En su ensayo El Gran Viaje, Gabriela Wiener escribe: «Cuando te acostumbras a la soledad, de repente los desconocidos se vuelven cercanos y los conocidos unos extraños. Lo ajeno es lo normal y lo inusual es que algo te pertenezca». Este síndrome de lo extraño es uno parecido al de El extranjero, de Camus, donde el protagonista se ve tan ajeno a su entorno que se siente precisamente como el título de la novela: una persona apartada de las convenciones, alguien que observa con ojos foráneos, que siente con corazones distintos, que actúa por razones diversas.
Recuerdo la primera vez que regresé de una estancia larga lejos de mi ciudad. Tenía diecisiete años y todavía no había redes sociales tan desarrolladas como para dar la ilusión de una presencia constante. Correos electrónicos y mensajes de chat eran las formas de comunicación más inmediata —además del teléfono, que por ese entonces su tiempo todavía era controlado por la temida tarifa de larga distancia. Al regresar a Mexicali, decía, aunque no lo supe sino hasta meses más tarde, lo que había dejado ya no era lo mismo. Mis amigos, especialmente. Unos habían dejado de escuchar cierta música, otros comenzaron a consumir drogas, otros empezaron a salir en serio con una chica y, lo más extraño (aunque también lo más lógico), fue que yo también había cambiado. Nos encontrábamos en el mismo espacio, pero algo había desfasado nuestros tiempos.
En uno de sus apuntes Nietzche sentencia: «There is no being, there is only becoming». No he encontrado traducción satisfactoria para este aforismo al español, pero aventuro una: “No existe el ser, sólo existe el siendo”. Desde que la escuché por primera vez en una conversación universitaria cerca de Los Ángeles, a los veinte años, no ha dejado de sorprenderme.
Ayer platicaba con una amiga sobre los nuevos migrantes de Haití y África que van poblando el centro de la ciudad. Producto de catástrofes naturales, dictámenes económicos y mezquinas políticas públicas, las rutas migratorias tradicionales se quiebran y los condenados buscan otros caminos para llegar al norte. Con Europa impenetrable, el Mediterráneo no ha dejado de crecer como cementerio y, así, aparece América, tentadora. Aunque hablo de humanos, la frase de Nietzche puede aplicarse también a las estrellas: sólo el cambio es constante. Lo dijo Mercedes Sosa, y lo dijeron también varios griegos y chinos antes que ella.

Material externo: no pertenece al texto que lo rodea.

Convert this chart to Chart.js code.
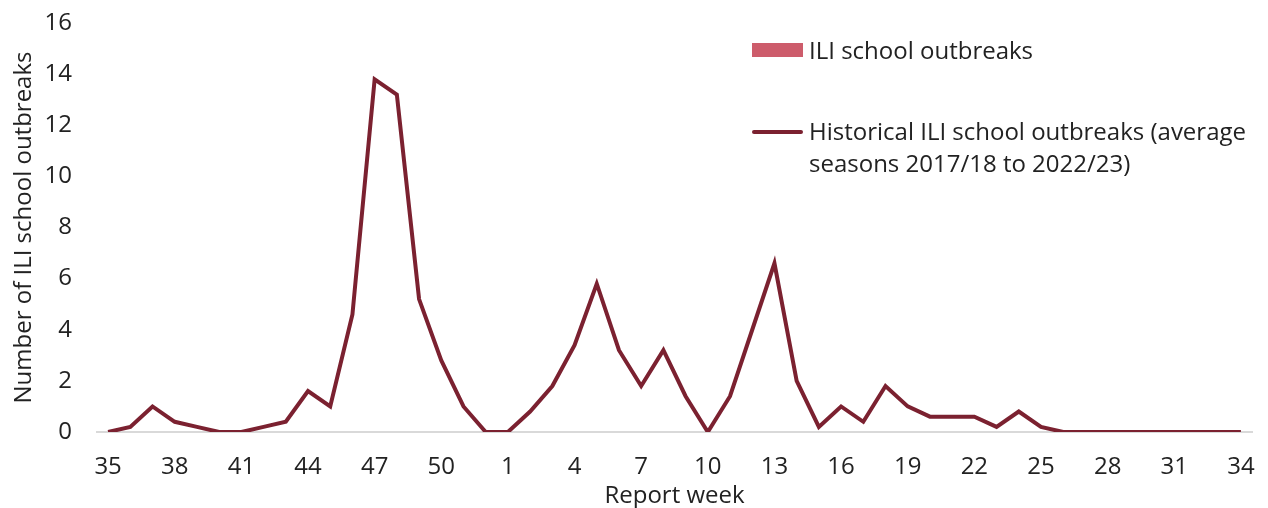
<!DOCTYPE html>
<html>
<head>
<meta charset="utf-8">
<script src="https://cdn.jsdelivr.net/npm/chart.js@4/dist/chart.umd.min.js"></script>
<style>
    body { margin: 0; background: #fff; font-family: 'Open Sans', sans-serif; }
    .wrap { position: relative; width: 1268px; height: 508px; }
    #legend { position: absolute; left: 752px; top: 34px; width: 516px; color: #222; font-size: 24px; }
    .item { display: flex; align-items: flex-start; margin-bottom: 49px; line-height: 32px; }
    .swatch { flex: 0 0 51px; margin-right: 6px; }
    .swatch.bar { height: 14px; margin-top: 9px; }
    .swatch.line { height: 4px; margin-top: 15px; border-radius: 2px; }
</style>
</head>
<body>
<div class="wrap">
    <canvas id="chart" width="1268" height="508"></canvas>
    <div id="legend"></div>
</div>
<script>
// report weeks 35..52 then 1..34
const weeks = [35, 36, 37, 38, 39, 40, 41, 42, 43, 44, 45, 46, 47, 48, 49, 50, 51, 52,
    1, 2, 3, 4, 5, 6, 7, 8, 9, 10, 11, 12, 13, 14, 15, 16, 17, 18, 19, 20, 21, 22, 23, 24,
    25, 26, 27, 28, 29, 30, 31, 32, 33, 34];
const shownWeeks = [35, 38, 41, 44, 47, 50, 1, 4, 7, 10, 13, 16, 19, 22, 25, 28, 31, 34];

// current season - no outbreaks reported yet
const outbreaks = [];
const historical = [0, 0.2, 1.0, 0.4, 0.2, 0, 0, 0.2, 0.4, 1.6, 1.0, 4.6, 13.8, 13.2, 5.2, 2.8, 1.0, 0,
    0, 0.8, 1.8, 3.4, 5.8, 3.2, 1.8, 3.2, 1.4, 0, 1.4, 4.0, 6.6, 2.0, 0.2, 1.0, 0.4, 1.8, 1.0, 0.6, 0.6, 0.6, 0.2, 0.8,
    0.2, 0, 0, 0, 0, 0, 0, 0, 0, 0];

const barLabel = 'ILI school outbreaks';
const lineLabel = ['Historical ILI school outbreaks (average', 'seasons 2017/18 to 2022/23)'];

const barColor = '#cd5c6b';
const lineColor = '#7b2130';
const textColor = '#222';

Chart.defaults.font.family = "'Open Sans', sans-serif";
Chart.defaults.font.size = 24;
Chart.defaults.color = textColor;

const ctx = document.getElementById('chart').getContext('2d');
new Chart(ctx, {
    type: 'bar',
    data: {
        labels: weeks,
        datasets: [{
            type: 'bar',
            label: barLabel,
            data: outbreaks,
            backgroundColor: barColor
        }, {
            type: 'line',
            label: lineLabel.join(' '),
            data: historical,
            borderColor: lineColor,
            borderWidth: 4,
            pointRadius: 0,
            tension: 0
        }]
    },
    options: {
        responsive: false,
        animation: false,
        layout: { padding: { top: 23, right: 16 } },
        plugins: {
            legend: { display: false },
            tooltip: { enabled: false }
        },
        scales: {
            x: {
                offset: true,
                grid: { display: false, drawTicks: false },
                border: { color: '#d9d9d9', width: 2 },
                ticks: {
                    autoSkip: false,
                    maxRotation: 0,
                    padding: 21,
                    callback: function (v, i) {
                        const w = weeks[i];
                        return shownWeeks.includes(w) ? String(w) : '';
                    }
                },
                title: { display: true, text: 'Report week', padding: { top: 0, bottom: -3 } },
                afterFit: s => {
                    s.height = 76;
                    s.paddingLeft = 0;
                    s.paddingRight = 0;
                }
            },
            y: {
                min: 0,
                max: 16,
                grid: { display: false, drawTicks: false },
                border: { display: false },
                ticks: { stepSize: 2, padding: 25 },
                title: { display: true, text: 'Number of ILI school outbreaks', padding: { top: 10, bottom: 0 } },
                afterFit: s => {
                    s.width = 97;
                    s.paddingTop = 0;
                    s.paddingBottom = 0;
                }
            }
        }
    }
});

// html legend
const legend = document.getElementById('legend');
legend.innerHTML = `
    <div class="item"><span class="swatch bar" style="background:${barColor}"></span><span>${barLabel}</span></div>
    <div class="item"><span class="swatch line" style="background:${lineColor}"></span><span>${lineLabel[0]}<br>${lineLabel[1]}</span></div>
`;
</script>
</body>
</html>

Hace poco más de cien años Mexicali no existía y este desierto era recorrido por gente que habitaba entre La Rumorosa y el delta del Colorado. Poder ser, para ellos, dependía del cambio. Como el poema continuo de Roberto Juarroz, «el texto que nunca se termina / y nunca se interrumpe, / el texto equivalente a ser», nuestras vidas son como una bola de nieve que va recogiendo vivencias a su paso; unas por afecto, otras por obligación.
La diferencia entre el viajero y el migrante, escribe Wiener, radica en las marcas que deja la experiencia. Mientras el viajero busca lo diferente a pesar del costo —emocional o físico—, «los migrantes pasamos cada día delante de la Sagrada Familia o la Torre Eiffel sin emoción». Lo que me recuerda un cuento.
Durante la dictadura cívico-militar uruguaya, cientos de miles de personas huyeron del país. Por más de diez años aquél pequeño lugar no tuvo más viajeros que sus migrantes; no más migrantes que sus exiliados. «Los sueños se marchaban de viaje —escribió Galeano—.Helena iba hasta la estación del ferrocarril. Desde el andén, les decía adiós con un pañuelo».